En todo este tiempo, la soberanía colectiva ha estado sujeta, salvo en contadas y breves ocasiones, a un poder supremo que, irónicamente, debiera acatar las exigencias soberanas del pueblo y, de manera no excluyente pero sí específica, las de la ciudadanía, el sector social capaz de poner en acto la soberanía. El mecanismo ilusorio mediante el cual los mandatarios cumplen con el mandato popular son las elecciones. El hecho es que una vez llegados al poder, los mandatarios se convierten en mandarines. No toman en cuenta, para cada una de sus decisiones, aquello que prometieron en campaña o lo que la ciudadanía les demanda. Y sustituyen su carácter de representantes, vía arrogación, por el de mandones supremos.

Empoderar –horrible palabra trasplantada del inglés empowering– se ha vuelto un lugar común en boca de ciertos políticos, académicos y locutores. A los soberanos se promete darles el poder que no tienen y que únicamente se halla en manos de aquellos a quienes ellos mismos han otorgado un mandato, moral y legalmente condicionado y circunscrito a determinados límites. En el artículo 41 se dice: “El pueblo ejerce su soberanía por medio de los Poderes de la Unión…” Y según las estipulaciones del pacto federal. Entre estas estipulaciones se establece que los ciudadanos, convertidos en servidores públicos, únicamente pueden hacer lo que la ley les ordena y permite.

Sin embargo, en la práctica ese artículo pareciera decir que “El pueblo sólo ejerce su soberanía por medio de los Poderes de la Unión…” Y no es así. Los responsables de los poderes públicos son sólo representantes, que no sustituyen la soberanía del pueblo. Este fue el origen de la democracia representativa, que al cabo resultó incapaz de efectuar una gestión pública en beneficio del pueblo, como lo dicta el artículo 39. De aquí la gestación de la democracia participativa. Ambas expresiones de la democracia en México no logran, con todo, hacer que el pueblo resulte beneficiado, en virtud de notorias prácticas antidemocráticas.

Después de más de una década de pugnaz resistencia ofrecida por el bipartidismo reinante en Nuevo León, los ciudadanos supieron de la aprobación de una Ley de Participación Ciudadana (LPC). En lo esencial, esta ley no hace sino revocar la influencia real de la ciudadanía en los actos de gobierno.

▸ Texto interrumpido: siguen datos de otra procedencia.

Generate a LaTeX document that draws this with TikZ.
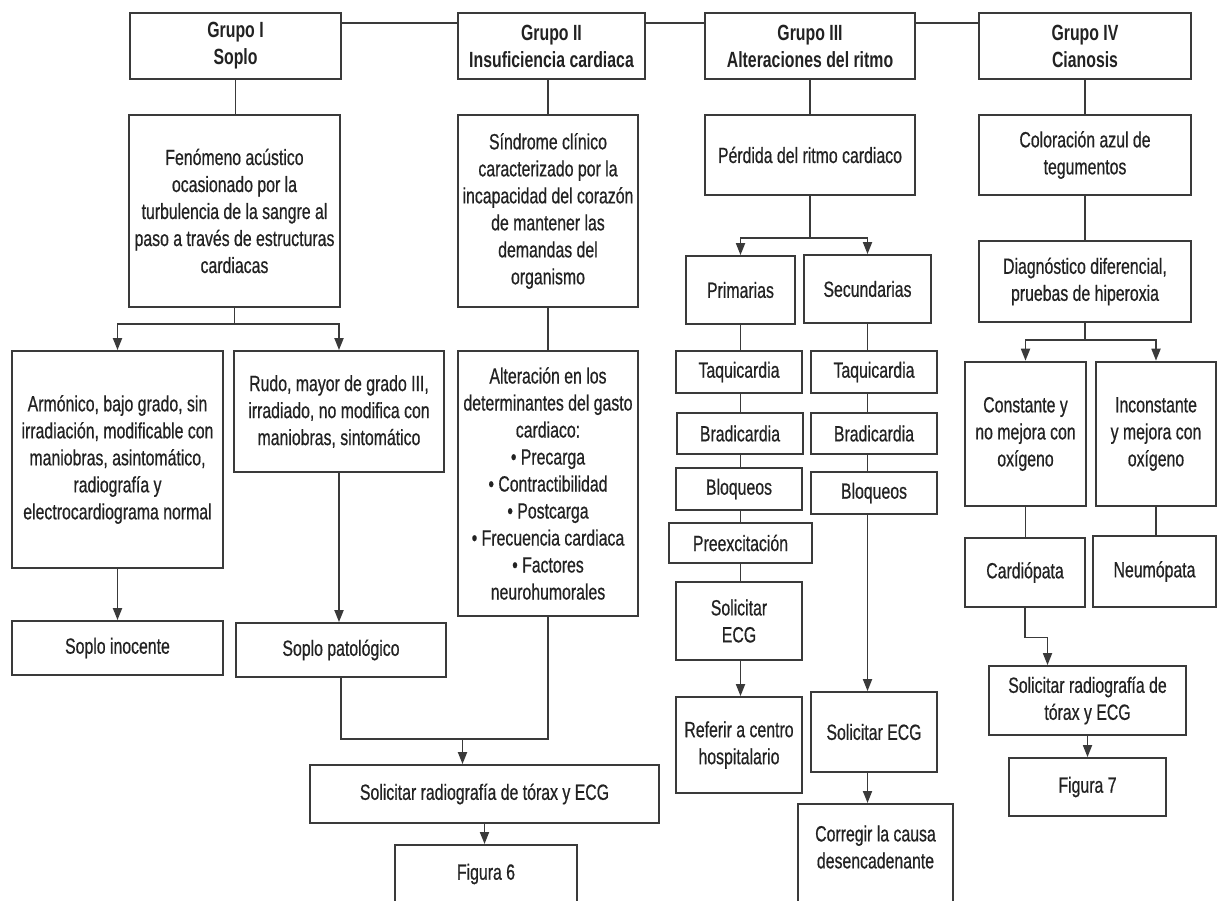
\documentclass[tikz,border=0pt]{standalone}
\usepackage{fontspec}
\setmainfont{Liberation Sans}[FakeStretch=0.72,UprightFeatures={FakeBold=0.6}]
\usetikzlibrary{arrows.meta}
\definecolor{ink}{HTML}{222222}
\definecolor{rule}{HTML}{3A3A3A}

\begin{document}
\begin{tikzpicture}[x=1pt,y=-1pt,
  txt/.style={align=center,text=ink,inner sep=2pt,font=\fontsize{22}{27}\selectfont},
  box/.style={txt,draw=rule,line width=1.8pt},
  head/.style={box,font=\fontsize{22}{27}\selectfont\bfseries},
  thickbox/.style={box,line width=2.6pt},
  wire/.style={draw=rule,line width=1.8pt},
  >={Triangle[length=12pt,width=9pt]}]
\useasboundingbox (0,0) rectangle (1217,900);
\clip (0,0) rectangle (1217,900);

% group headers
\node[head,minimum width=211,minimum height=66] (g1) at (235.5,46) {Grupo I\\Soplo};
\node[head,minimum width=187,minimum height=66] (g2) at (551.5,46) {Grupo II\\Insuficiencia cardiaca};
\node[head,minimum width=210,minimum height=66] (g3) at (810,46) {Grupo III\\Alteraciones del ritmo};
\node[head,minimum width=212,minimum height=66] (g4) at (1085,46) {Grupo IV\\Cianosis};
\draw[wire] ([yshift=-11pt]g1.north east) -- ([yshift=-11pt]g2.north west);
\draw[wire] ([yshift=-11pt]g2.north east) -- ([yshift=-11pt]g3.north west);
\draw[wire] ([yshift=-11pt]g3.north east) -- ([yshift=-11pt]g4.north west);

% grupo I
\node[box,minimum width=211,minimum height=192] (fen) at (234.5,211) {Fenómeno acústico\\ocasionado por la\\turbulencia de la sangre al\\paso a través de estructuras\\cardiacas};
\node[box,minimum width=211,minimum height=217] (armo) at (117.5,459.5) {Armónico, bajo grado, sin\\irradiación, modificable con\\maniobras, asintomático,\\radiografía y\\electrocardiograma normal};
\node[box,minimum width=210,minimum height=121] (rudo) at (339,411.5) {Rudo, mayor de grado III,\\irradiado, no modifica con\\maniobras, sintomático};
\node[box,minimum width=211,minimum height=54] (inoc) at (117.5,648) {Soplo inocente};
\node[box,minimum width=210,minimum height=54] (pato) at (341,650) {Soplo patológico};
\draw[wire] (g1.south) -- (g1.south |- fen.north);
\draw[wire,->] (fen.south) -- ++(0,16) -| (armo.north);
\draw[wire,->] (fen.south) -- ++(0,16) -| (rudo.north);
\draw[wire,->] (armo) -- (inoc);
\draw[wire,->] (rudo.south) -- (rudo.south |- pato.north);

% grupo II
\node[box,minimum width=180,minimum height=192] (sind) at (548,211) {Síndrome clínico\\caracterizado por la\\incapacidad del corazón\\de mantener las\\demandas del\\organismo};
\node[box,minimum width=180,minimum height=265] (alte) at (548,483.5) {Alteración en los\\determinantes del gasto\\cardiaco:\\• Precarga\\• Contractibilidad\\• Postcarga\\• Frecuencia cardiaca\\• Factores\\neurohumorales};
\node[box,minimum width=349,minimum height=58] (solrx) at (484.5,794) {Solicitar radiografía de tórax y ECG};
\node[box,minimum width=182,minimum height=80,anchor=north] (fig6) at (486,844) {};
\node[txt] (fig6txt) at ([yshift=-30pt]fig6.north) {Figura 6};
\draw[wire] (sind.north |- g2.south) -- (sind.north);
\draw[wire] (sind) -- (alte);
\path (alte.south) ++(0,122) coordinate (j6);
\coordinate (a6) at ([xshift=-22pt]solrx.north);
\draw[wire] (pato.south) |- (j6) -- (alte.south);
\draw[wire,->] (a6 |- j6) -- (a6);
\draw[wire,->] (solrx.south) -- (solrx.south |- fig6.north);

% grupo III
\node[box,minimum width=210,minimum height=80] (perd) at (810,155) {Pérdida del ritmo cardiaco};
\node[box,minimum width=109,minimum height=68] (prim) at (740.5,290) {Primarias};
\node[box,minimum width=127,minimum height=68] (secu) at (867.5,289) {Secundarias};
\node[box,minimum width=126,minimum height=42] (taqL) at (739,372) {Taquicardia};
\node[box,minimum width=126,minimum height=41] (braL) at (740,433.5) {Bradicardia};
\node[box,minimum width=126,minimum height=42] (bloL) at (739,489) {Bloqueos};
\node[box,minimum width=143,minimum height=40] (pree) at (740.5,543) {Preexcitación};
\node[box,minimum width=126,minimum height=78] (ecgL) at (739,621) {Solicitar\\ECG};
\node[box,minimum width=126,minimum height=96] (refe) at (739,745) {Referir a centro\\hospitalario};
\node[box,minimum width=126,minimum height=42] (taqR) at (874,372) {Taquicardia};
\node[box,minimum width=126,minimum height=41] (braR) at (874,433.5) {Bradicardia};
\node[box,minimum width=126,minimum height=42] (bloR) at (874,493) {Bloqueos};
\node[box,minimum width=126,minimum height=80] (ecgR) at (874,732) {Solicitar ECG};
\node[box,minimum width=155,minimum height=120,anchor=north] (corr) at (875.5,803) {};
\node[txt] (corrtxt) at ([yshift=-44pt]corr.north) {Corregir la causa\\desencadenante};
\draw[wire] (g3) -- (perd);
\draw[wire,->] (perd.south) -- ++(0,42) -| (prim.north);
\draw[wire,->] (perd.south) -- ++(0,42) -| (secu.north);
\foreach \a/\b in {prim/taqL,taqL/braL,braL/bloL,bloL/pree,pree/ecgL}
  \draw[wire] (prim.south |- \a.south) -- (prim.south |- \b.north);
\draw[wire,->] (prim.south |- ecgL.south) -- (prim.south |- refe.north);
\foreach \a/\b in {secu/taqR,taqR/braR,braR/bloR}
  \draw[wire] (secu.south |- \a.south) -- (secu.south |- \b.north);
\foreach \a/\b in {bloR/ecgR,ecgR/corr}
  \draw[wire,->] (secu.south |- \a.south) -- (secu.south |- \b.north);

% grupo IV
\node[box,minimum width=212,minimum height=80] (color) at (1085,155) {Coloración azul de\\tegumentos};
\node[box,minimum width=212,minimum height=81] (diag) at (1085,281.5) {Diagnóstico diferencial,\\pruebas de hiperoxia};
\node[thickbox,minimum width=121,minimum height=144] (cons) at (1025.5,434) {Constante y\\no mejora con\\oxígeno};
\node[thickbox,minimum width=120,minimum height=144] (inco) at (1156,434) {Inconstante\\y mejora con\\oxígeno};
\node[box,minimum width=120,minimum height=69] (card) at (1025,572.5) {Cardiópata};
\node[box,minimum width=123,minimum height=71] (neum) at (1154.5,571.5) {Neumópata};
\node[box,minimum width=197,minimum height=69] (solrx4) at (1087.5,700.5) {Solicitar radiografía de\\tórax y ECG};
\node[box,minimum width=157,minimum height=58] (fig7) at (1087.5,787) {Figura 7};
\draw[wire] (g4) -- (color);
\draw[wire] (color) -- (diag);
\draw[wire,->] (diag.south) -- ++(0,17) -| (cons.north);
\draw[wire,->] (diag.south) -- ++(0,17) -| (inco.north);
\draw[wire] (cons.south) -- (cons.south |- card.north);
\draw[wire] (inco.south) -- (inco.south |- neum.north);
\coordinate (a7) at ([xshift=-40pt]solrx4.north);
\draw[wire,->] (card.south) -- ++(0,29.5) -| (a7);
\draw[wire,->] (solrx4) -- (fig7);
\end{tikzpicture}
\end{document}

El nuevo ordenamiento introduce la figura de revocación de mandato: existe en Chihuahua, Oaxaca y acaso algún otro estado. En Nuevo León nació muerta. Rara vez se ha echado mano de tal figura en los diversos países del orbe; sin embargo, en el nuestro, por el mal régimen que padecemos resulta indispensable –el propio candidato independiente al gobierno de Nuevo León y ahora gobernador en funciones prometió que sometería a consulta su mandato a mitad del periodo constitucional–. En la reciente ley se establece que sea solicitada, para darle curso, por 10 por ciento de la lista nominal del estado o del municipio. Queda supeditada, además de otros filtros, a una declaratoria de validez. Solicitarla será tanto como pedir su autopsia.

En la nueva ley se adultera la figura de presupuesto participativo. No se trata de que los ciudadanos participen del presupuesto administrando ellos un porcentaje del mismo (una limosna, además: 5 por ciento). Esta concepción sólo dará lugar a clientelismo y corrupción. Muy distinto es el derecho de la ciudadanía a determinar las prioridades del gasto público, así como a supervisarlas, vigilar su cabal y transparente ejercicio, así como a exigir la rendición de cuentas del mismo en la doble dimensión financiera y de función pública, y en el caso hacer la denuncia cuando así no se proceda. Este derecho no figura en la LPC. Y a los ciudadanos se les torna en una suburocracia, sin que tengan las responsabilidades de los servidores públicos.

Las organizaciones ciudadanas fueron convocadas para discutir el tema. Pero sus planteamientos no fueron escuchados. Los consejos consultivos ciudadanos, que en el pasado sólo sirvieron para solapar cualquier medida tomada por el titular del Ejecutivo estatal, fueron incluidos en esa ley. Sus responsables serán convocados y designados por este funcionario o los presidentes municipales, según el reglamento que uno y otros expidan. Tales ciudadanos serán de dedazo.

El Congreso desfondó su autonomía –ya lo había hecho antes al aprobar las cuentas sucias del ex gobernador Medina– para poner el irrestricto carácter autónomo de la ciudadanía en manos del gobernador y de los presidentes municipales.

La LPC contiene otras no pocas taras. Pero todas obedecen a la supremacía que se autoatribuyen nuestros representantes para mantenerse por encima de los sujetos que constituyen la soberanía.

Quizá por ello, la aprobación fue de unidad. Sin excepción, todos los partidos la cometieron.